Radiological diagnosis of bronchiectasis relies on well-defined CT features. In our study, approximately half of the cohort demonstrated a lack of tapering, and 56.7% had evidence of air trapping, highlighting the chronicity and structural severity of the disease. Cystic and varicose morphologies were primarily associated with immunodeficiency and post-infectious etiologies, consistent with existing literature [9].
Age at diagnosis was found to influence disease extent. Diffuse bronchiectasis was markedly more common in children diagnosed at 5 years or older (50.8%), suggesting a longer subclinical course or delays in referral. This finding reinforces the need for earlier recognition and investigation, particularly in at-risk groups.
Limitations
Several limitations should be considered when interpreting these findings. Because SQUH is a national referral center, our cohort may overrepresent more severe cases, whereas milder disease may be managed in primary care settings. This referral bias could limit the generalizability of our results. Some referred patients had incomplete data, which limited the cohort size and the ability to perform subgroup analyses. Although we included a diverse range of etiologies, the relatively small sample size precluded meaningful statistical comparisons between subgroups. Additionally, while no radiologist was included among the authors, all radiological findings were based on formal reports issued by board-certified pediatric radiologists, ensuring diagnostic reliability. These limitations underscore the need for multicenter studies with larger cohorts.

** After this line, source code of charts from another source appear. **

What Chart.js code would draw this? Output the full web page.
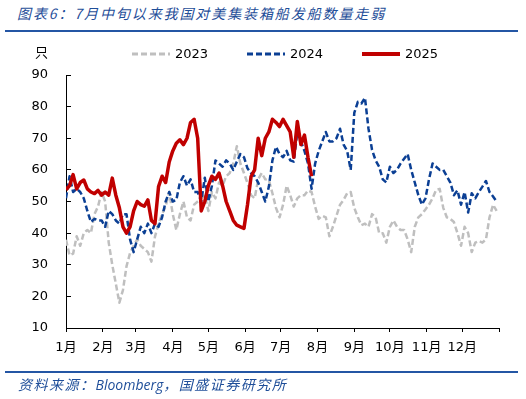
<!DOCTYPE html>
<html>
<head>
<meta charset="utf-8">
<script src="https://cdn.jsdelivr.net/npm/chart.js@4/dist/chart.umd.min.js"></script>
<style>
  body { margin: 0; background: #fff; }
  #wrap { position: relative; width: 526px; height: 399px; background: #fff; overflow: hidden; }
  #chart { position: absolute; left: 0; top: 0; }
  .title { position: absolute; left: 17px; top: 5px; font: italic 14px "Noto Sans CJK SC", sans-serif; letter-spacing: 1.9px; color: #1f4e99; line-height: 17px; white-space: nowrap; }
  .rule { position: absolute; left: 5px; width: 513px; height: 2px; background: #2456a4; }
  .source { position: absolute; left: 18px; top: 376px; font: italic 14px "Noto Sans CJK SC", sans-serif; letter-spacing: 1.5px; color: #1f4e99; line-height: 17px; white-space: nowrap; }
  .source span { font-family: "Open Sans", sans-serif; letter-spacing: 0; }
</style>
</head>
<body>
<div id="wrap">
  <div class="title">图表6：7月中旬以来我国对美集装箱船发船数量走弱</div>
  <div class="rule" style="top:30px"></div>
  <canvas id="chart" width="526" height="399"></canvas>
  <div class="rule" style="top:371px"></div>
  <div class="source">资料来源：<span>Bloomberg</span>，国盛证券研究所</div>
</div>
<script>
// 横轴：一年中的第几天（每3天取一个点），月初位置做刻度
const sampleDays = [0,3,6,9,12,15,18,21,24,27,30,33,36,39,42,45,48,51,54,57,60,63,66,69,72,75,78,81,84,87,
  90,93,96,99,102,105,108,111,114,117,120,123,126,129,132,135,138,141,144,147,150,153,156,159,162,165,168,171,174,177,
  180,183,186,189,192,195,198,201,204,207,210,213,216,219,222,225,228,231,234,237,240,243,246,249,252,255,258,261,264,267,
  270,273,276,279,282,285,288,291,294,297,300,303,306,309,312,315,318,321,324,327,330,333,336,339,342,345,348,351,354,357,
  360,363];
const monthStarts = [0, 31, 59, 90, 120, 151, 181, 212, 243, 273, 304, 334, 365];
const monthLabels = ['1月','2月','3月','4月','5月','6月','7月','8月','9月','10月','11月','12月'];
const unitLabel = '只';

// 发船数量（只）
const ships2023 = [37.9,33,33.5,39,36,40,41,40,46,48.4,
  53,50,37,30,24,18,22,29.5,33.7,36,
  38,36,35,34,31,38.9,43,46,48.5,53,
  46,41,46,50,45,44,49,50,51,52,
  47,53,51,56,55,58,59,62,67.5,62,
  59,55.8,52,51,57,59,57,56.8,52.6,48,
  45,49,55,52,48.4,51,52,52,53.5,53,
  48.4,44.5,45.5,45,39,42,45.5,49,50.5,52.6,
  53,48,45,42.5,43,42,46,45,40,40,
  37,42,44,42,41,41,38,34,42,45,
  46,47.5,49,51,53.7,54,48,45,44.5,43.5,
  40,36,42,40,34,37,37.5,37,38,45,
  49,47];
const ships2024 = [51,58,53,54,53,51,47,43.5,44.5,44,
  44,42,47,46,44,43,46,46,38,34,
  38,42,40,43,40,43,42,45,50,53,
  50,50.5,56,58,55,57,53,53,50,57.5,
  50,55,63,62,61,63,62,60,62.6,65,
  64,60.5,59,58,56,53,50,54.7,63,67.3,
  65,64,66,63,62.6,72,69,66,62,54,
  62,66,69,72,69,69,70,73,68,66,
  60,78,81.5,81,82.8,73,66.3,63,61,57,
  56,61,59,60,62,63.5,65,60,56,52,
  49,51,57,62,61,60,60,58,56,52,
  53.5,49,53,46.5,52.6,51,53,54.7,56.5,53,
  51.6,50];
const ships2025 = [53.7,55,58.5,54,56,56.8,54,53,52.5,53.5,
  52,53,52,57.4,52,48,42,40,42,47,
  50,49,48.5,50.5,44,43,54.7,58,56,62.5,
  66,68.4,69.5,68,70,75,76,70,47,50,
  55,58,57,59,55,50,47,44,42.5,42,
  41.5,49,57.9,60,70,64.5,70,72,76,75,
  73.7,76,74,72,64,75.3,68,71,64,58];

const tickFont = { family: '"DejaVu Sans", "Noto Sans CJK SC", sans-serif', size: 13 };

function toPoints(values) {
  return values.map((v, i) => ({ x: sampleDays[i], y: v }));
}

// 图例和单位自己画，方便放到和原图一样的位置
const lineLegend = {
  id: 'lineLegend',
  afterDraw(chart) {
    const ctx = chart.ctx;
    ctx.save();
    ctx.font = '13px "DejaVu Sans", "Noto Sans CJK SC", sans-serif';
    ctx.textBaseline = 'middle';
    ctx.fillStyle = '#000';
    ctx.fillText(unitLabel, 35, 54);
    chart.data.datasets.forEach((ds, i) => {
      const x = 132 + i * 115;
      ctx.strokeStyle = ds.borderColor;
      ctx.lineWidth = ds.borderWidth + 0.5;
      ctx.setLineDash(ds.borderDash || []);
      ctx.beginPath();
      ctx.moveTo(x, 54);
      ctx.lineTo(x + 38, 54);
      ctx.stroke();
      ctx.setLineDash([]);
      ctx.fillText(ds.label, x + 43, 54.5);
    });
    ctx.restore();
  }
};

const ctx = document.getElementById('chart').getContext('2d');
new Chart(ctx, {
  type: 'line',
  data: {
    datasets: [
      { label: '2023', data: toPoints(ships2023), borderColor: '#bfbfbf', borderWidth: 2.5, borderDash: [6, 3], order: 3 },
      { label: '2024', data: toPoints(ships2024), borderColor: '#0b3f94', borderWidth: 2.5, borderDash: [6, 3], order: 2 },
      { label: '2025', data: toPoints(ships2025), borderColor: '#c00000', borderWidth: 3.5, order: 1 }
    ]
  },
  options: {
    responsive: false,
    animation: false,
    devicePixelRatio: 1,
    elements: { point: { radius: 0 }, line: { tension: 0, borderJoinStyle: 'round' } },
    layout: { padding: { left: 0, right: 27, top: 75, bottom: 0 } },
    plugins: { legend: { display: false }, tooltip: { enabled: false } },
    scales: {
      x: {
        type: 'linear',
        min: 0,
        max: 365,
        afterBuildTicks: scale => { scale.ticks = monthStarts.map(v => ({ value: v })); },
        afterFit: scale => { scale.height = 71; },
        grid: { drawOnChartArea: false, tickLength: 4, color: '#000' },
        border: { color: '#000', width: 1 },
        ticks: {
          autoSkip: false,
          maxRotation: 0,
          padding: 8,
          color: '#000',
          font: tickFont,
          callback: (v, i) => monthLabels[i] || ''
        }
      },
      y: {
        min: 10,
        max: 90,
        afterFit: scale => { scale.width = 66; },
        grid: { drawOnChartArea: false, tickLength: -5, color: '#000' },
        border: { color: '#000', width: 1 },
        ticks: { stepSize: 10, padding: 23, color: '#000', font: tickFont }
      }
    }
  },
  plugins: [lineLegend]
});
</script>
</body>
</html>
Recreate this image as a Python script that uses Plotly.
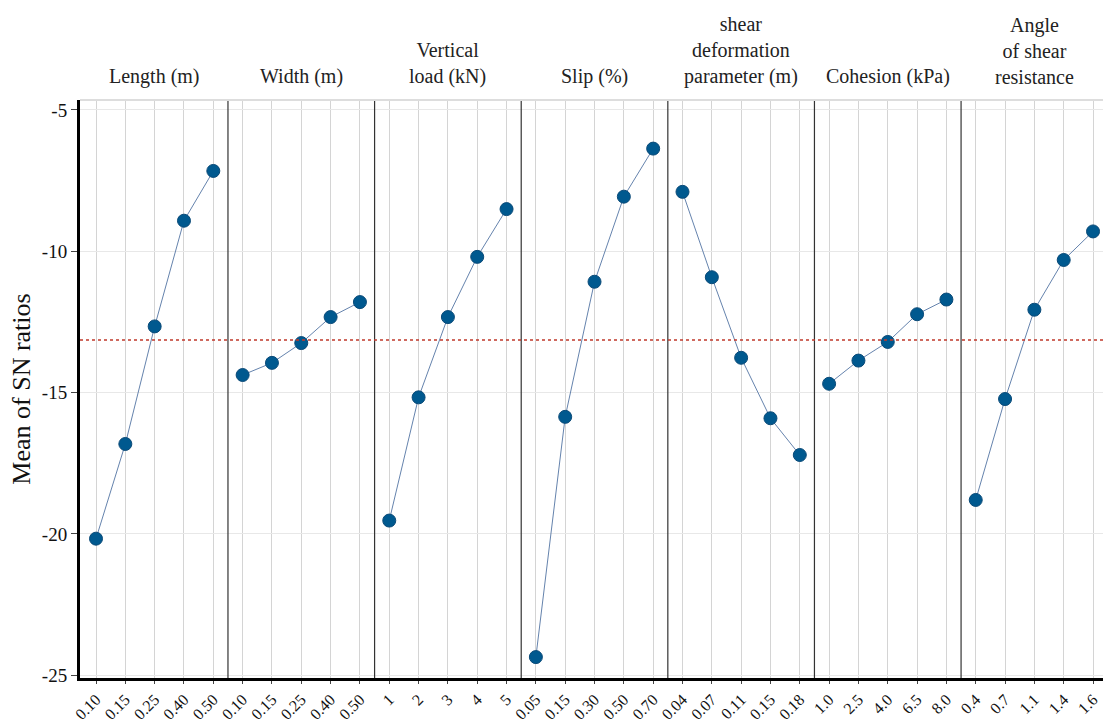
import plotly.graph_objects as go

factors = ["Length (m)", "Width (m)", "Vertical<br>load (kN)", "Slip (%)",
           "shear<br>deformation<br>parameter (m)", "Cohesion (kPa)",
           "Angle<br>of shear<br>resistance"]

levels_length = ["0.10", "0.15", "0.25", "0.40", "0.50"]
levels_width = ["0.10", "0.15", "0.25", "0.40", "0.50"]
levels_load = ["1", "2", "3", "4", "5"]
levels_slip = ["0.05", "0.15", "0.30", "0.50", "0.70"]
levels_shear = ["0.04", "0.07", "0.11", "0.15", "0.18"]
levels_cohesion = ["1.0", "2.5", "4.0", "6.5", "8.0"]
levels_angle = ["0.4", "0.7", "1.1", "1.4", "1.6"]

sn_length = [-20.17, -16.82, -12.66, -8.92, -7.16]
sn_width = [-14.38, -13.95, -13.25, -12.33, -11.80]
sn_load = [-19.53, -15.17, -12.33, -10.20, -8.51]
sn_slip = [-24.36, -15.86, -11.08, -8.07, -6.37]
sn_shear = [-7.90, -10.92, -13.77, -15.91, -17.21]
sn_cohesion = [-14.69, -13.87, -13.21, -12.23, -11.71]
sn_angle = [-18.80, -15.23, -12.07, -10.31, -9.30]

y_ticks = [-5, -10, -15, -20, -25]
y_tick_labels = ["-5", "-10", "-15", "-20", "-25"]

all_levels = [levels_length, levels_width, levels_load, levels_slip,
              levels_shear, levels_cohesion, levels_angle]
all_sn = [sn_length, sn_width, sn_load, sn_slip, sn_shear, sn_cohesion, sn_angle]

grand_mean = sum(sum(s) for s in all_sn) / sum(len(s) for s in all_sn)

serif = "Liberation Serif, Times New Roman, serif"
fig = go.Figure()

tickvals, ticktext = [], []
pos = 0
for lv, sn in zip(all_levels, all_sn):
    xs = list(range(pos, pos + len(lv)))
    tickvals += xs
    ticktext += lv
    fig.add_trace(go.Scatter(
        x=xs, y=sn, mode="lines+markers",
        line=dict(color="#6583ad", width=1),
        marker=dict(color="#00598f", size=13, line=dict(color="#0a4a78", width=1)),
        showlegend=False, hoverinfo="y", cliponaxis=False))
    pos += len(lv)

n_total = pos
seg = len(all_levels[0])

# panel separators
for k in range(1, len(all_levels)):
    xb = k * seg - 0.5
    fig.add_shape(type="line", xref="x", yref="paper", x0=xb, x1=xb, y0=0, y1=1,
                  line=dict(color="#333333", width=1.2), layer="above")

# top thin border
fig.add_shape(type="line", xref="paper", yref="paper", x0=0, x1=1, y0=1, y1=1,
              line=dict(color="#dddddd", width=2))

# grand mean reference line
fig.add_shape(type="line", xref="paper", yref="y", x0=0, x1=1,
              y0=grand_mean, y1=grand_mean,
              line=dict(color="#c0392b", width=1.5, dash="dot"))

# panel headers
for k, name in enumerate(factors):
    fig.add_annotation(x=k * seg + (seg - 1) / 2, y=1, xref="x", yref="paper",
                       text=name, showarrow=False, yanchor="bottom", yshift=10,
                       font=dict(family=serif, size=20, color="#222222"))

fig.update_xaxes(
    range=[-0.546, n_total - 1 + 0.34],
    tickmode="array", tickvals=tickvals, ticktext=ticktext, tickangle=-45,
    tickfont=dict(family=serif, size=16, color="#111111"),
    showgrid=True, gridcolor="#d4d4d4", gridwidth=1,
    showline=True, linecolor="black", linewidth=3,
    ticks="outside", ticklen=3, tickcolor="#444444", zeroline=False,
    automargin=False)

fig.update_yaxes(
    range=[-25.1, -4.65],
    tickmode="array", tickvals=y_ticks, ticktext=y_tick_labels,
    tickfont=dict(family=serif, size=19, color="#111111"),
    showgrid=True, gridcolor="#e8e8e8", gridwidth=1,
    showline=True, linecolor="black", linewidth=3,
    ticks="outside", ticklen=6, tickcolor="#444444", zeroline=False,
    automargin=False,
    title=dict(text="Mean of SN ratios", font=dict(family=serif, size=26, color="#111111"),
               standoff=4))

fig.update_layout(
    width=1103, height=725,
    margin=dict(l=80, r=0, t=100, b=47, autoexpand=False),
    plot_bgcolor="white", paper_bgcolor="white")

fig.write_html("out.html", config={"displayModeBar": False},
               post_script="document.body.style.margin='0';")
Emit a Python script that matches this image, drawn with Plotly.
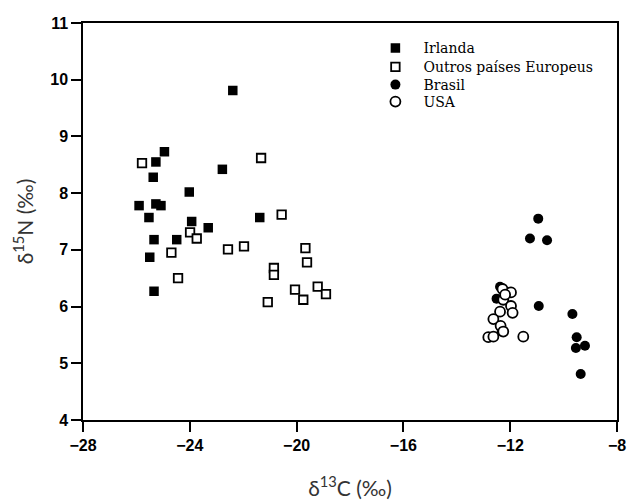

Additionally, while no radiologist was included among the authors, all radiological findings were based on formal reports issued by board-certified pediatric radiologists, ensuring diagnostic reliability. These limitations underscore the need for multicenter studies with larger cohorts.
Conclusions
HRCT remains an indispensable tool in the diagnosis and management of NCFB. Early screening and a high index of suspicion are critical for improving outcomes. While this study offers valuable national insights, its implications resonate globally and support the broader need for standardized diagnostic protocols and multicenter collaborations.